Petit tour des rétroactions du système climatique… ou risques de catastrophes planétaires
Cette étude illustre également l’importance capitale des nombreuses rétroactions du système climatique -entendez risques de catastrophes planétaires- pour notre avenir ainsi que notre relative ignorance et donc notre besoin de connaissances à leurs sujets. C’est du reste pour cela que des scientifiques comme Steven Sherwood y travaillent. Outre les « nuages bas », faisons-en un petit tour (non exhaustif) :
– Les glaces et les manteaux neigeux (dont la réduction entraîne une accélération du réchauffement).
– Les poussières liées à la désertification (dont l’augmentation peut noircir les neiges et accélérer leur fonte).
– Le réchauffement des océans (qui diminue leur capacité d’absorption de CO2, et peut donc accélérer la concentration des gaz à effet de serre dans l’atmosphère).
– Le réchauffement des fonds marins (qui peuvent destabiliser les hydrates de méthane se trouvant sur les marges continentales, et donc booster de manière radicale les émissions de gaz à effet de serre).
– Les sécheresses et canicules (qui peuvent transformer les forêts en sources de gaz à effet de serre).
– Le réchauffement du pergélisol, alias les terres gelées « en permanence » aux hautes latitudes (qui renferment de grande quantité de méthane et peuvent donc en dégelant accélérer les émissions de gaz à effet de serre).

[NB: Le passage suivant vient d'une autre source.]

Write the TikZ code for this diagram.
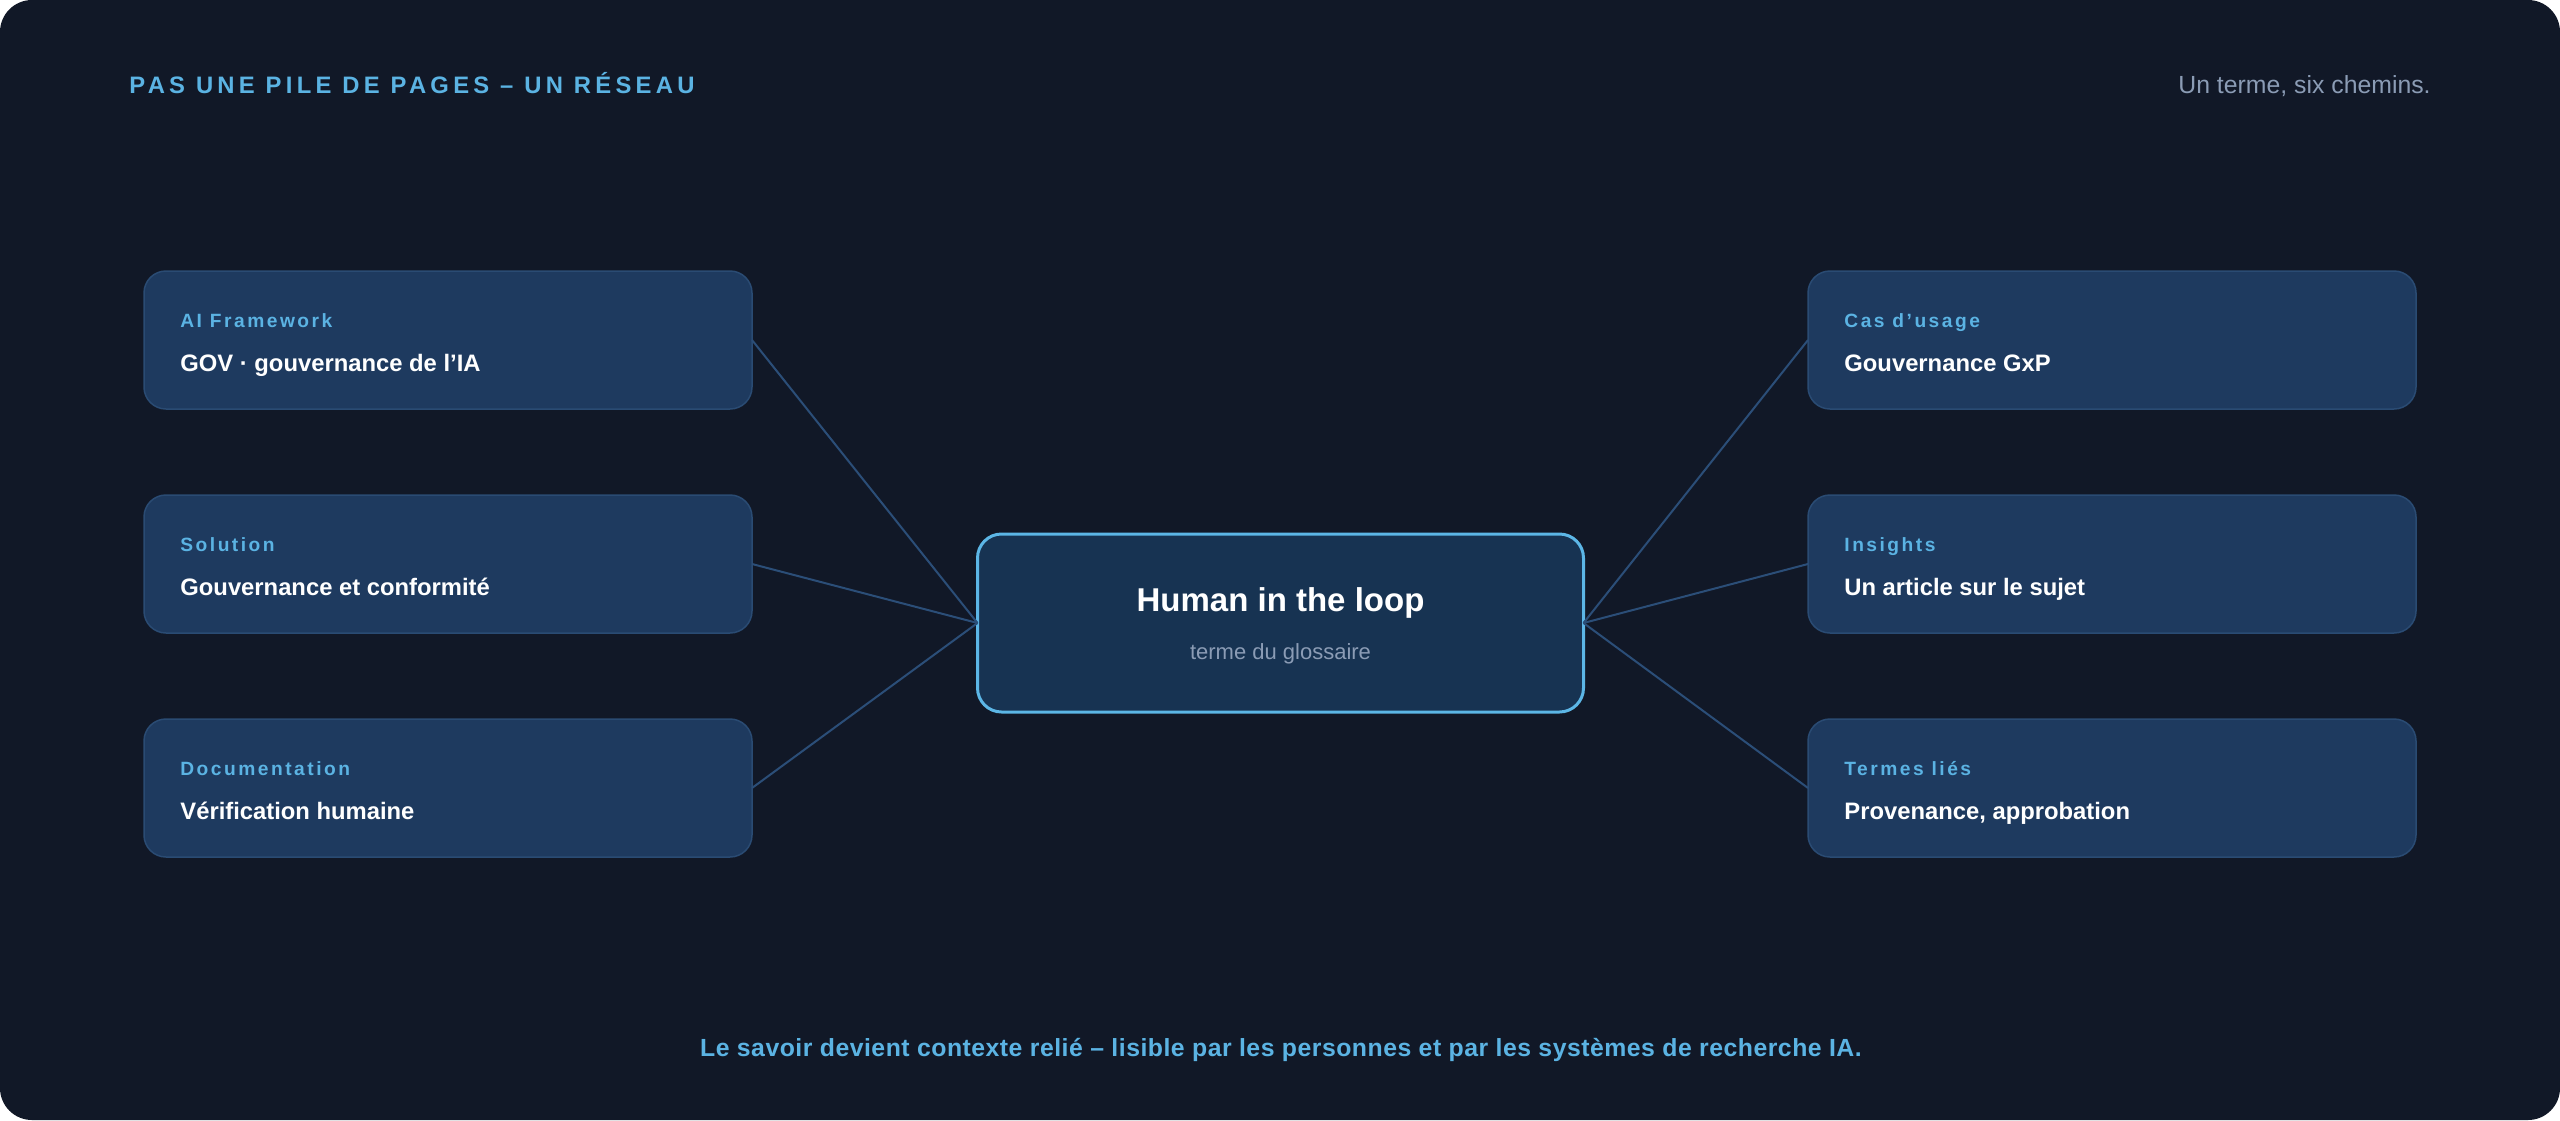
\documentclass[tikz,border=0pt]{standalone}
\usepackage{fontspec}
\setmainfont{Liberation Sans}
\newfontfamily\labelfont[LetterSpace=13]{Liberation Sans}
\newfontfamily\titlefont[LetterSpace=18]{Liberation Sans}
\newfontfamily\bottomfont[LetterSpace=2]{Liberation Sans}
\definecolor{bgc}{HTML}{111827}
\definecolor{cardfill}{HTML}{1E3A5F}
\definecolor{cardline}{HTML}{2A4B73}
\definecolor{hubfill}{HTML}{173352}
\definecolor{hubline}{HTML}{5CB6E6}
\definecolor{accent}{HTML}{5BB3E3}
\definecolor{mutedc}{HTML}{8B9CB5}
\definecolor{connc}{HTML}{2B4E78}
\begin{document}
\begin{tikzpicture}[x=0.5pt,y=-0.5pt,
  card/.style={draw=cardline, line width=0.75pt, fill=cardfill, rounded corners=11pt,
    minimum width=304pt, minimum height=69pt, inner sep=0pt, outer sep=0pt},
  hub/.style={draw=hubline, line width=1.5pt, fill=hubfill, rounded corners=12pt,
    minimum width=303pt, minimum height=89pt, inner sep=0pt, outer sep=0pt},
  cardlabel/.style={anchor=base west, inner sep=0pt, text=accent,
    font=\labelfont\bfseries\fontsize{9.6}{11}\selectfont},
  cardtext/.style={anchor=base west, inner sep=0pt, text=white,
    font=\bfseries\fontsize{11.9}{14}\selectfont},
  conn/.style={draw=connc, line width=1pt}]
\useasboundingbox (0,0) rectangle (2560,1120);
\fill[white] (0,0) rectangle (2560,1120);
\fill[bgc, rounded corners=16pt] (0,0) rectangle (2560,1120);

\node[anchor=base west, inner sep=0pt, text=accent, font=\titlefont\bfseries\fontsize{11.9}{14}\selectfont] (title) at (129,93) {PAS UNE PILE DE PAGES – UN RÉSEAU};
\node[anchor=base east, inner sep=0pt, text=mutedc, font=\fontsize{12.4}{15}\selectfont] (tagline) at (2431,93) {Un terme, six chemins.};

% cards
\node[card] (l1) at (448,340) {};
\node[card] (l2) at (448,564) {};
\node[card] (l3) at (448,788) {};
\node[card] (r1) at (2112,340) {};
\node[card] (r2) at (2112,564) {};
\node[card] (r3) at (2112,788) {};
\node[hub] (c) at (1280.5,623) {};

% connectors
\draw[conn] (l1.east) -- (c.west);
\draw[conn] (l2.east) -- (c.west);
\draw[conn] (l3.east) -- (c.west);
\draw[conn] (r1.west) -- (c.east);
\draw[conn] (r2.west) -- (c.east);
\draw[conn] (r3.west) -- (c.east);

% card texts
\node[cardlabel] (l1a) at ([xshift=18pt,yshift=-28pt]l1.north west) {AI Framework};
\node[cardtext]  (l1b) at ([xshift=18pt,yshift=-50pt]l1.north west) {GOV · gouvernance de l’IA};
\node[cardlabel] (l2a) at ([xshift=18pt,yshift=-28pt]l2.north west) {Solution};
\node[cardtext]  (l2b) at ([xshift=18pt,yshift=-50pt]l2.north west) {Gouvernance et conformité};
\node[cardlabel] (l3a) at ([xshift=18pt,yshift=-28pt]l3.north west) {Documentation};
\node[cardtext]  (l3b) at ([xshift=18pt,yshift=-50pt]l3.north west) {Vérification humaine};
\node[cardlabel] (r1a) at ([xshift=18pt,yshift=-28pt]r1.north west) {Cas d’usage};
\node[cardtext]  (r1b) at ([xshift=18pt,yshift=-50pt]r1.north west) {Gouvernance GxP};
\node[cardlabel] (r2a) at ([xshift=18pt,yshift=-28pt]r2.north west) {Insights};
\node[cardtext]  (r2b) at ([xshift=18pt,yshift=-50pt]r2.north west) {Un article sur le sujet};
\node[cardlabel] (r3a) at ([xshift=18pt,yshift=-28pt]r3.north west) {Termes liés};
\node[cardtext]  (r3b) at ([xshift=18pt,yshift=-50pt]r3.north west) {Provenance, approbation};

% hub texts
\node[anchor=base, inner sep=0pt, text=white, font=\bfseries\fontsize{16.5}{19}\selectfont] (ca) at (1280.5,611.7) {Human in the loop};
\node[anchor=base, inner sep=0pt, text=mutedc, font=\fontsize{11}{13}\selectfont] (cb) at (1280.5,659) {terme du glossaire};

% bottom
\node[anchor=base, inner sep=0pt, text=accent, font=\bottomfont\bfseries\fontsize{12.4}{15}\selectfont] (foot) at (1281,1056) {Le savoir devient contexte relié – lisible par les personnes et par les systèmes de recherche IA.};
\end{tikzpicture}
\end{document}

– Le quantité limitée dans l’atmosphère de radicaux hydroxyles (OH) formant le principal puits à méthane (CH4, alias le gaz dit « naturel »), autre gaz à effet de serre très important (cette quantité limitée de radicaux OH conduit à une amplification significative de l’impact des émissions de méthane dans le temps).

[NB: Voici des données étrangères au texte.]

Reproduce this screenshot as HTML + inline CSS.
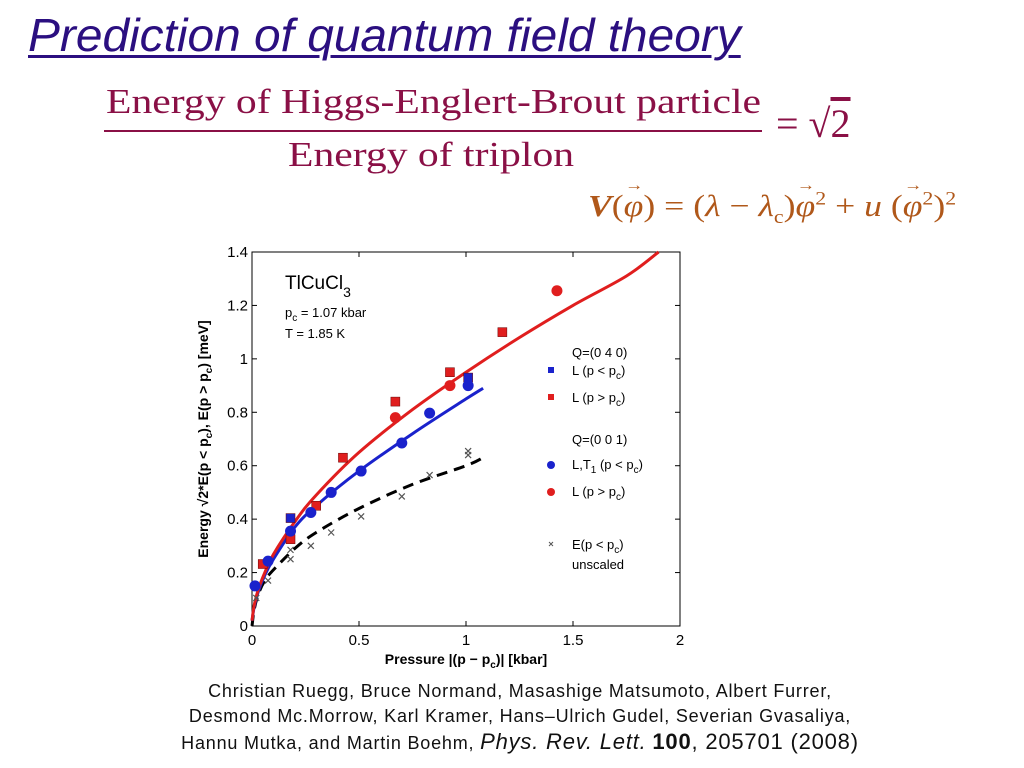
<!DOCTYPE html>
<html><head><meta charset="utf-8"><style>
body{margin:0;width:1024px;height:768px;background:#fff;position:relative;overflow:hidden;font-family:"Liberation Sans",sans-serif}
.a{position:absolute;white-space:nowrap}
.serif{font-family:"Liberation Serif","DejaVu Serif",serif}
.vec{position:relative;display:inline-block}
.vec::after{content:"→";position:absolute;left:1px;top:-11px;font-size:16px;font-style:normal}
</style></head><body>
<div class="a" style="left:28px;top:8px;font-size:46px;font-style:italic;color:#2b0f80;text-decoration:underline;text-decoration-thickness:3px;text-underline-offset:4px;transform-origin:0 0;transform:scaleX(1.04)">Prediction of quantum field theory</div>
<div class="a serif" style="left:106px;top:82px;font-size:35px;color:#8a1046;transform-origin:0 0;transform:scaleX(1.19)">Energy of Higgs-Englert-Brout particle</div>
<div class="a" style="left:104px;top:130px;width:658px;height:2px;background:#8a1046"></div>
<div class="a serif" style="left:288px;top:135px;font-size:35px;color:#8a1046;transform-origin:0 0;transform:scaleX(1.19)">Energy of triplon</div>
<div class="a serif" style="left:776px;top:100px;font-size:40px;color:#8a1046">= √<span style="text-decoration:overline">2</span></div>
<div class="a serif" style="left:588px;top:188px;font-size:31px;color:#b0581a;transform-origin:0 0;transform:scaleX(1.15)"><i><b>V</b></i>(<i class="vec">φ</i>) = (<i>λ</i> − <i>λ</i><sub style="font-size:19px">c</sub>)<i class="vec">φ</i><sup style="font-size:19px">2</sup> + <i>u</i> (<i class="vec">φ</i><sup style="font-size:19px">2</sup>)<sup style="font-size:19px">2</sup></div>
<svg class="a" style="left:0;top:0" width="1024" height="768" id="chart"></svg>
<div class="a" style="left:0;width:1040px;top:679px;text-align:center;font-size:18px;letter-spacing:0.8px;line-height:25px;color:#111">Christian Ruegg, Bruce Normand, Masashige Matsumoto, Albert Furrer,<br>Desmond Mc.Morrow, Karl Kramer, Hans–Ulrich Gudel, Severian Gvasaliya,<br>Hannu Mutka, and Martin Boehm, <i style="font-size:22px">Phys. Rev. Lett.</i> <b style="font-size:22px">100</b><span style="font-size:22px">, 205701 (2008)</span></div>
<script>
const xTicks=[0,0.5,1,1.5,2];
const yTicks=[0,0.2,0.4,0.6,0.8,1,1.2,1.4];
const blueCircX=[0.014,0.075,0.18,0.275,0.37,0.51,0.70,0.83,1.01];
const blueCircY=[0.15,0.243,0.355,0.425,0.50,0.58,0.685,0.797,0.90];
const blueSqX=[0.18,1.01];
const blueSqY=[0.404,0.93];
const redSqX=[0.05,0.18,0.30,0.425,0.67,0.925,1.17];
const redSqY=[0.232,0.325,0.45,0.63,0.84,0.95,1.10];
const redCircX=[0.67,0.925,1.425];
const redCircY=[0.78,0.90,1.255];
const crossX=[0.02,0.075,0.18,0.18,0.275,0.37,0.51,0.70,0.83,1.01,1.01];
const crossY=[0.105,0.17,0.285,0.25,0.30,0.35,0.41,0.485,0.565,0.655,0.64];
const redFitX=[0,0.01,0.03,0.06,0.1,0.2,0.3,0.5,0.75,1.0,1.25,1.5,1.75,1.9];
const redFitY=[0.02,0.076,0.138,0.20,0.268,0.39,0.49,0.65,0.81,0.95,1.08,1.20,1.31,1.40];
const blueFitX=[0,0.01,0.03,0.06,0.1,0.2,0.3,0.5,0.75,1.0,1.08];
const blueFitY=[0.02,0.07,0.13,0.19,0.25,0.37,0.45,0.58,0.72,0.85,0.89];
const dashFitX=[0,0.01,0.03,0.06,0.1,0.2,0.3,0.5,0.75,1.0,1.08];
const dashFitY=[0,0.06,0.12,0.17,0.21,0.29,0.35,0.44,0.53,0.60,0.63];

const X0=252,X1=680,Y0=626,Y1=252;
const sx=v=>X0+(X1-X0)*v/2, sy=v=>Y0-(Y0-Y1)*v/1.4;
const svg=document.getElementById('chart'),NS='http://www.w3.org/2000/svg';
function mk(t,at,parent){const e=document.createElementNS(NS,t);for(const k in at)e.setAttribute(k,at[k]);(parent||svg).appendChild(e);return e;}
const frame=mk('rect',{x:X0,y:Y1,width:X1-X0,height:Y0-Y1,fill:'none',stroke:'#000','stroke-width':1});


xTicks.forEach(t=>{
 mk('line',{x1:sx(t),x2:sx(t),y1:Y0,y2:Y0-5,stroke:'#000'});mk('line',{x1:sx(t),x2:sx(t),y1:Y1,y2:Y1+5,stroke:'#000'});
 const l=mk('text',{x:sx(t),y:Y0+19,'text-anchor':'middle','font-size':15,'font-family':'Liberation Sans'});l.textContent=t;
 
 
});
yTicks.forEach(t=>{
 mk('line',{x1:X0,x2:X0+5,y1:sy(t),y2:sy(t),stroke:'#000'});mk('line',{x1:X1,x2:X1-5,y1:sy(t),y2:sy(t),stroke:'#000'});
 const l=mk('text',{x:X0-4,y:sy(t)+5,'text-anchor':'end','font-size':15,'font-family':'Liberation Sans'});l.textContent=t;
 
 
});
function line(xs,ys,col,dash,name){
 const P=xs.map((x,i)=>[sx(x),sy(ys[i])]);
 let d='M'+P[0][0].toFixed(1)+' '+P[0][1].toFixed(1);
 for(let i=0;i<P.length-1;i++){
  const p0=P[Math.max(i-1,0)],p1=P[i],p2=P[i+1],p3=P[Math.min(i+2,P.length-1)];
  const c1=[p1[0]+(p2[0]-p0[0])/6,p1[1]+(p2[1]-p0[1])/6],c2=[p2[0]-(p3[0]-p1[0])/6,p2[1]-(p3[1]-p1[1])/6];
  d+=` C${c1[0].toFixed(1)} ${c1[1].toFixed(1)} ${c2[0].toFixed(1)} ${c2[1].toFixed(1)} ${p2[0].toFixed(1)} ${p2[1].toFixed(1)}`;
 }
 const p=mk('path',{d,fill:'none',stroke:col,'stroke-width':3,'stroke-dasharray':dash||'none','stroke-linejoin':'round'});
 
 
}
line(dashFitX,dashFitY,'#000','11 7','unscaled-fit-line');
line(blueFitX,blueFitY,'#1a22cc',null,'blue-fit-line');
line(redFitX,redFitY,'#e01e1e',null,'red-fit-line');
function crosses(xs,ys){xs.forEach((x,i)=>{const cx=sx(x),cy=sy(ys[i]);
 const g=mk('path',{d:`M${cx-3} ${cy-3}L${cx+3} ${cy+3}M${cx+3} ${cy-3}L${cx-3} ${cy+3}`,stroke:'#555','stroke-width':1.2});
 
 });}
function squares(xs,ys,col,name){xs.forEach((x,i)=>{const r=mk('rect',{x:sx(x)-4.5,y:sy(ys[i])-4.5,width:9,height:9,fill:col,stroke:'#600','stroke-width':0.5});
 
 });}
function circles(xs,ys,col,name){xs.forEach((x,i)=>{const c=mk('circle',{cx:sx(x),cy:sy(ys[i]),r:5.5,fill:col});
 
 });}
crosses(crossX,crossY);
squares(redSqX,redSqY,'#e01e1e','red-square-point');
squares(blueSqX,blueSqY,'#1a22cc','blue-square-point');
circles(blueCircX,blueCircY,'#1a22cc','blue-circle-point');
circles(redCircX,redCircY,'#e01e1e','red-circle-point');
function txt(x,y,s,html,name,fs){const t=mk('text',{x,y,'font-size':fs||13,'font-family':'Liberation Sans'});t.innerHTML=s;
 
 return t;}
txt(285,289,'TlCuCl<tspan dy="8" font-size="14">3</tspan>',1,'material-label',19);
txt(285,317,'p<tspan dy="4" font-size="10">c</tspan><tspan dy="-4"> = 1.07 kbar</tspan>',1,'pc-label');
txt(285,338,'T = 1.85 K',1,'temperature-label');
txt(572,357,'Q=(0 4 0)',1,'legend-title-040');
mk('rect',{x:548,y:367,width:6,height:6,fill:'#1a22cc'});
txt(572,375,'L (p &lt; p<tspan dy="4" font-size="10">c</tspan><tspan dy="-4">)</tspan>',1,'legend-entry-blue-square');
mk('rect',{x:548,y:394,width:6,height:6,fill:'#e01e1e'});
txt(572,402,'L (p &gt; p<tspan dy="4" font-size="10">c</tspan><tspan dy="-4">)</tspan>',1,'legend-entry-red-square');
txt(572,444,'Q=(0 0 1)',1,'legend-title-001');
mk('circle',{cx:551,cy:465,r:4,fill:'#1a22cc'});
txt(572,469,'L,T<tspan dy="4" font-size="10">1</tspan><tspan dy="-4"> (p &lt; p</tspan><tspan dy="4" font-size="10">c</tspan><tspan dy="-4">)</tspan>',1,'legend-entry-blue-circle');
mk('circle',{cx:551,cy:492,r:4,fill:'#e01e1e'});
txt(572,496,'L (p &gt; p<tspan dy="4" font-size="10">c</tspan><tspan dy="-4">)</tspan>',1,'legend-entry-red-circle');
mk('path',{d:'M549 542L553 546M553 542L549 546',stroke:'#555'});
txt(572,549,'E(p &lt; p<tspan dy="4" font-size="10">c</tspan><tspan dy="-4">)</tspan>',1,'legend-entry-unscaled');
txt(572,569,'unscaled',1,'legend-unscaled-text');
const xt=txt(466,664,'Pressure |(p − p<tspan dy="4" font-size="10">c</tspan><tspan dy="-4">)| [kbar]</tspan>',1,'x-axis-title',14);
xt.setAttribute('text-anchor','middle');xt.setAttribute('font-weight','bold');
const yt=txt(0,0,'Energy √2*E(p &lt; p<tspan dy="4" font-size="10">c</tspan><tspan dy="-4">), E(p &gt; p</tspan><tspan dy="4" font-size="10">c</tspan><tspan dy="-4">) [meV]</tspan>',1,'y-axis-title',14);
yt.setAttribute('text-anchor','middle');yt.setAttribute('font-weight','bold');
yt.setAttribute('transform','translate(208,439) rotate(-90)');
</script>
</body></html>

– Le dégel de calottes, de glaciers et l’accélération du cycle de l’eau (qui favorisent les apports massifs d’eau douce dans les hautes latitudes de l’Arctique, et peuvent donc freiner voire stopper la plongée des eaux dans les profondeurs océaniques, c’est-à-dire la circulation thermohaline).

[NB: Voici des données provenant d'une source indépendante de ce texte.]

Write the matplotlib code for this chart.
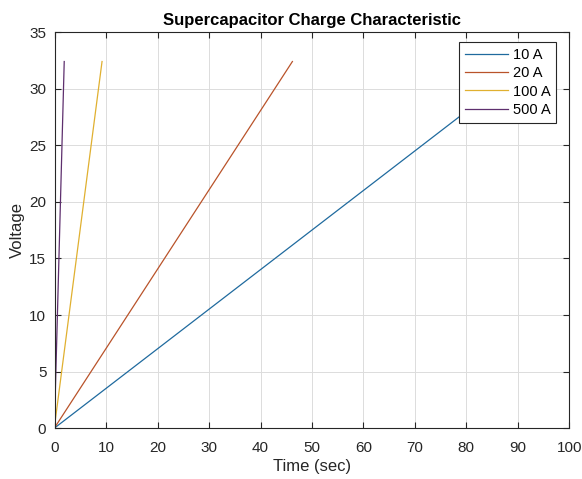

C’est bien la capacité du réchauffement à nous détruire qui s’annonce pire…
Enfin, en concluant à un réchauffement accéléré, les résultats de l’étude de Steven Sherwood invitent de facto tout le monde et chacun dans son coin, à adapter les actions à mettre en place pour limiter le réchauffement à 2°C depuis le début de l’ère industrielle, ce qui est l’objectif officiel de la communauté humaine. Car, sauf si la machine Terre est déjà emballée, ce sont bien nos actions et nos actions seules (ou notre inaction) qui permettront (ou non) de ne pas doubler la concentration de CO2 dans l’atmosphère terrestre.
Avec cette nouvelle étude, ce n’est donc pas le réchauffement qui s’annonce pire que prévu (un peu comme un truc bizarre contre lequel on ne pourrait rien…), mais c’est bien plutôt sa capacité à nous détruire si nous ne faisons pas ce qu’il faut pour sortir le plus rapidement possible des énergies fossiles.